- **Data shown**:
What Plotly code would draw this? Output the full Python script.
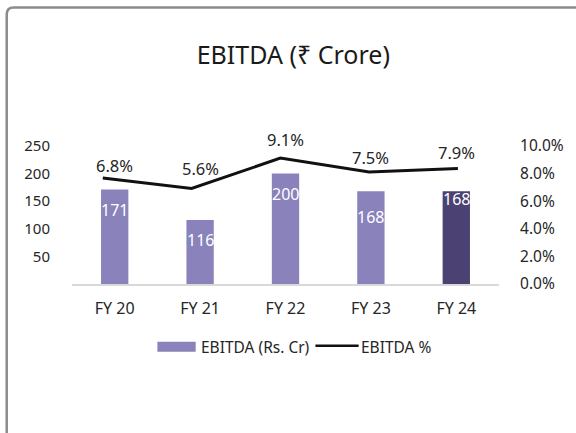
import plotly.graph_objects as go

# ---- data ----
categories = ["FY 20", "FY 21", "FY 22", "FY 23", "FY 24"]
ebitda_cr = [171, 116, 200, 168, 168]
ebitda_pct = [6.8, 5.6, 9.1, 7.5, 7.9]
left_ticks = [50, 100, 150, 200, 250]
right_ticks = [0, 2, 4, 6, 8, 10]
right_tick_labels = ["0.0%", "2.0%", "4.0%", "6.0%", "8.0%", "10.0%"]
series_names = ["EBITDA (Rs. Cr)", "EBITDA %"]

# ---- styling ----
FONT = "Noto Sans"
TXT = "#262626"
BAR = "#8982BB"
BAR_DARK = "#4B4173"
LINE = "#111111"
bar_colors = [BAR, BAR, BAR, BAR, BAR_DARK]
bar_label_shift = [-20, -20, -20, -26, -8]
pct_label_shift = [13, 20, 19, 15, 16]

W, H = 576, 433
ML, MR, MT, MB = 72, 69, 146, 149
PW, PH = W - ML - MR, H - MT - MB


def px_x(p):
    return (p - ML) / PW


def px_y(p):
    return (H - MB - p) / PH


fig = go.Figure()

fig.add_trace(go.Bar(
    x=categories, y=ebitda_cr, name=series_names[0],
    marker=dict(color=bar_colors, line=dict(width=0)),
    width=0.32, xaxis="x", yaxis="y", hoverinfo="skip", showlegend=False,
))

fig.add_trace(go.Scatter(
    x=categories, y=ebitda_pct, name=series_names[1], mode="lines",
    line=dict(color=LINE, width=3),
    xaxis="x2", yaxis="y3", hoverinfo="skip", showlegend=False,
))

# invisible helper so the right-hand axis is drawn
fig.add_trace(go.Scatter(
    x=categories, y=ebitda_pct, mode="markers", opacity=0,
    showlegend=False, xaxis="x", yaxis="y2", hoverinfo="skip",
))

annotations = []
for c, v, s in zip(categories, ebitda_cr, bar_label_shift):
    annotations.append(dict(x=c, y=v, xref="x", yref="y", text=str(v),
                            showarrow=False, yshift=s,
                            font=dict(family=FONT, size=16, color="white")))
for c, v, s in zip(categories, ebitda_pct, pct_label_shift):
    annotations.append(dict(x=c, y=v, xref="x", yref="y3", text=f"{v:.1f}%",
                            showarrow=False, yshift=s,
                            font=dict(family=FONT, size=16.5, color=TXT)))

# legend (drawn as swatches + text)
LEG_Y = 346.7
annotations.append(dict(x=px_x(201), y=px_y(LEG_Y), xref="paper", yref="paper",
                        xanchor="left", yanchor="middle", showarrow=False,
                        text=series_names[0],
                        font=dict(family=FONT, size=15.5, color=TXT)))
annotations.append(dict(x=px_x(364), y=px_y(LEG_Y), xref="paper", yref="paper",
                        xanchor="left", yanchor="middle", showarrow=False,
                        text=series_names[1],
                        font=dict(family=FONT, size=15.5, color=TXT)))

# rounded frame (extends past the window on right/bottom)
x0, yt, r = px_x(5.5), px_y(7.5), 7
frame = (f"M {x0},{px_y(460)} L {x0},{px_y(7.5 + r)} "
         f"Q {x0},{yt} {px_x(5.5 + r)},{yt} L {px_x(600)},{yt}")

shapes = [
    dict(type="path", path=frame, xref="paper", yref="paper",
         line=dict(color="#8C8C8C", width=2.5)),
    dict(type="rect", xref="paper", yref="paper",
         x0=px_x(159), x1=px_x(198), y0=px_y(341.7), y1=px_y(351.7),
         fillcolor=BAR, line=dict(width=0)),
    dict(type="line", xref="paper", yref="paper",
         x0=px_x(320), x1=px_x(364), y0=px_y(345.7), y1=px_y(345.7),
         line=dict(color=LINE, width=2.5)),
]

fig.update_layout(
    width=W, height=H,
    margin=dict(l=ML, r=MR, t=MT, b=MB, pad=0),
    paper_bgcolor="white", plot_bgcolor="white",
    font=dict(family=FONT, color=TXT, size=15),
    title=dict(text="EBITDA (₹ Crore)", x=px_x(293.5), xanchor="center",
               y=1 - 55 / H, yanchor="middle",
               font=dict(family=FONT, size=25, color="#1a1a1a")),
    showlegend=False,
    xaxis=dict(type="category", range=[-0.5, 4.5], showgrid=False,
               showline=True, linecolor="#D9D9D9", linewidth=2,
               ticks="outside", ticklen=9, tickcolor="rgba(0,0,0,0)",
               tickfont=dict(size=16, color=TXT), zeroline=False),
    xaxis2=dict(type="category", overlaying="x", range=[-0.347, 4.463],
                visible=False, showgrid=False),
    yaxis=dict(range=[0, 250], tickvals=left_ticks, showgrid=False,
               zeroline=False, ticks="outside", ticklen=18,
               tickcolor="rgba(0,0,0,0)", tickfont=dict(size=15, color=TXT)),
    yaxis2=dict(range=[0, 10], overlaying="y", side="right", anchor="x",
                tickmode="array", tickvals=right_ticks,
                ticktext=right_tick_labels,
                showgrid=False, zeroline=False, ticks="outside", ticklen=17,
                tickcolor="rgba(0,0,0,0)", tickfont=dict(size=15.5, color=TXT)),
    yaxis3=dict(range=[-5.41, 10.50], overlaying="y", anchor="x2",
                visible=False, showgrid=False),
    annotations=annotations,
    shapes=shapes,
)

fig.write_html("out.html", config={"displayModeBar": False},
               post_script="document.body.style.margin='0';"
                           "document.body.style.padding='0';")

- **Directions for this task**: The data above should be repeated exactly, minus any pictures.

- **Answer to this problem**:
What Plotly code would draw this? Output the full Python script.
import plotly.graph_objects as go

# ---- data ----
categories = ["FY 20", "FY 21", "FY 22", "FY 23", "FY 24"]
ebitda_cr = [171, 116, 200, 168, 168]
ebitda_pct = [6.8, 5.6, 9.1, 7.5, 7.9]
left_ticks = [50, 100, 150, 200, 250]
right_ticks = [0, 2, 4, 6, 8, 10]
right_tick_labels = ["0.0%", "2.0%", "4.0%", "6.0%", "8.0%", "10.0%"]
series_names = ["EBITDA (Rs. Cr)", "EBITDA %"]

# ---- styling ----
FONT = "Noto Sans"
TXT = "#262626"
BAR = "#8982BB"
BAR_DARK = "#4B4173"
LINE = "#111111"
bar_colors = [BAR, BAR, BAR, BAR, BAR_DARK]
bar_label_shift = [-20, -20, -20, -26, -8]
pct_label_shift = [13, 20, 19, 15, 16]

W, H = 576, 433
ML, MR, MT, MB = 72, 69, 146, 149
PW, PH = W - ML - MR, H - MT - MB


def px_x(p):
    return (p - ML) / PW


def px_y(p):
    return (H - MB - p) / PH


fig = go.Figure()

fig.add_trace(go.Bar(
    x=categories, y=ebitda_cr, name=series_names[0],
    marker=dict(color=bar_colors, line=dict(width=0)),
    width=0.32, xaxis="x", yaxis="y", hoverinfo="skip", showlegend=False,
))

fig.add_trace(go.Scatter(
    x=categories, y=ebitda_pct, name=series_names[1], mode="lines",
    line=dict(color=LINE, width=3),
    xaxis="x2", yaxis="y3", hoverinfo="skip", showlegend=False,
))

# invisible helper so the right-hand axis is drawn
fig.add_trace(go.Scatter(
    x=categories, y=ebitda_pct, mode="markers", opacity=0,
    showlegend=False, xaxis="x", yaxis="y2", hoverinfo="skip",
))

annotations = []
for c, v, s in zip(categories, ebitda_cr, bar_label_shift):
    annotations.append(dict(x=c, y=v, xref="x", yref="y", text=str(v),
                            showarrow=False, yshift=s,
                            font=dict(family=FONT, size=16, color="white")))
for c, v, s in zip(categories, ebitda_pct, pct_label_shift):
    annotations.append(dict(x=c, y=v, xref="x", yref="y3", text=f"{v:.1f}%",
                            showarrow=False, yshift=s,
                            font=dict(family=FONT, size=16.5, color=TXT)))

# legend (drawn as swatches + text)
LEG_Y = 346.7
annotations.append(dict(x=px_x(201), y=px_y(LEG_Y), xref="paper", yref="paper",
                        xanchor="left", yanchor="middle", showarrow=False,
                        text=series_names[0],
                        font=dict(family=FONT, size=15.5, color=TXT)))
annotations.append(dict(x=px_x(364), y=px_y(LEG_Y), xref="paper", yref="paper",
                        xanchor="left", yanchor="middle", showarrow=False,
                        text=series_names[1],
                        font=dict(family=FONT, size=15.5, color=TXT)))

# rounded frame (extends past the window on right/bottom)
x0, yt, r = px_x(5.5), px_y(7.5), 7
frame = (f"M {x0},{px_y(460)} L {x0},{px_y(7.5 + r)} "
         f"Q {x0},{yt} {px_x(5.5 + r)},{yt} L {px_x(600)},{yt}")

shapes = [
    dict(type="path", path=frame, xref="paper", yref="paper",
         line=dict(color="#8C8C8C", width=2.5)),
    dict(type="rect", xref="paper", yref="paper",
         x0=px_x(159), x1=px_x(198), y0=px_y(341.7), y1=px_y(351.7),
         fillcolor=BAR, line=dict(width=0)),
    dict(type="line", xref="paper", yref="paper",
         x0=px_x(320), x1=px_x(364), y0=px_y(345.7), y1=px_y(345.7),
         line=dict(color=LINE, width=2.5)),
]

fig.update_layout(
    width=W, height=H,
    margin=dict(l=ML, r=MR, t=MT, b=MB, pad=0),
    paper_bgcolor="white", plot_bgcolor="white",
    font=dict(family=FONT, color=TXT, size=15),
    title=dict(text="EBITDA (₹ Crore)", x=px_x(293.5), xanchor="center",
               y=1 - 55 / H, yanchor="middle",
               font=dict(family=FONT, size=25, color="#1a1a1a")),
    showlegend=False,
    xaxis=dict(type="category", range=[-0.5, 4.5], showgrid=False,
               showline=True, linecolor="#D9D9D9", linewidth=2,
               ticks="outside", ticklen=9, tickcolor="rgba(0,0,0,0)",
               tickfont=dict(size=16, color=TXT), zeroline=False),
    xaxis2=dict(type="category", overlaying="x", range=[-0.347, 4.463],
                visible=False, showgrid=False),
    yaxis=dict(range=[0, 250], tickvals=left_ticks, showgrid=False,
               zeroline=False, ticks="outside", ticklen=18,
               tickcolor="rgba(0,0,0,0)", tickfont=dict(size=15, color=TXT)),
    yaxis2=dict(range=[0, 10], overlaying="y", side="right", anchor="x",
                tickmode="array", tickvals=right_ticks,
                ticktext=right_tick_labels,
                showgrid=False, zeroline=False, ticks="outside", ticklen=17,
                tickcolor="rgba(0,0,0,0)", tickfont=dict(size=15.5, color=TXT)),
    yaxis3=dict(range=[-5.41, 10.50], overlaying="y", anchor="x2",
                visible=False, showgrid=False),
    annotations=annotations,
    shapes=shapes,
)

fig.write_html("out.html", config={"displayModeBar": False},
               post_script="document.body.style.margin='0';"
                           "document.body.style.padding='0';")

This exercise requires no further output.